Going forward, the OPEC+ decision marks a significant, and potentially worrisome, shift in Saudi foreign policy. The traditional Saudi-U.S. relationship, that was forged during the Cold War, was based on a set of key assumptions: the U.S. would provide the Saudis with arms sales and security guarantees in exchange for stable oil access and Western alignment. Indeed, it wasn’t until 1990 that the Saudis even established diplomatic relations with the Soviet Union. However, the new Saudi strategy, in a status quo where Russia seeks to challenge the U.S. led order and criticism of Riyadh’s human rights record rises in the U.S., is now marked by a tendency towards non-alignment, a major shift in Riyadh’s geopolitical calculus. In other words, the assumptions that have served as the basis of the Saudi-U.S. relationship for several decades are severely called into question – they can no longer be assumed.
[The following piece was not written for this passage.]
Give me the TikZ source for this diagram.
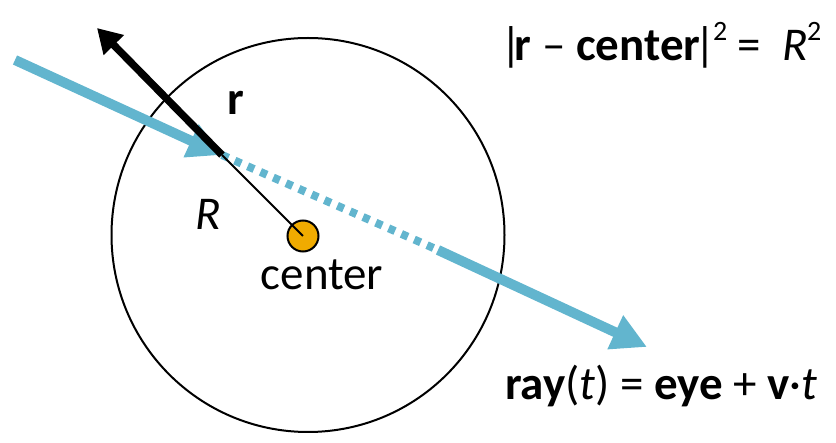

Riyadh’s refusal to pick sides, a break from their rock-solid support of the U.S. during the Cold War, poses significant risks for U.S. interests in the Middle East in the future. The OPEC+ decision has made it abundantly clear that American presidents no longer have the luxury of relying on cooperative foreign policy behavior from Saudi leaders to achieve greater geopolitical goals in the region, especially those that oppose Russian goals. They will have to work harder to obtain Saudi support of American priorities and be hesitant about their criticism of the Saudi regime due to the potential backlash. As such, American presidents who do wish to be critical of Riyadh will have to more carefully weigh the consequences of deepened Russian influence in the region and non-cooperation on a variety of foreign policy goals including stable oil markets, peace in Yemen, and counterterrorism. This does not mean that U.S. interests are obsolete; only that securing Saudi support for those interests is no longer a guarantee, but rather something that future administrations must achieve against an increasingly involved Russia.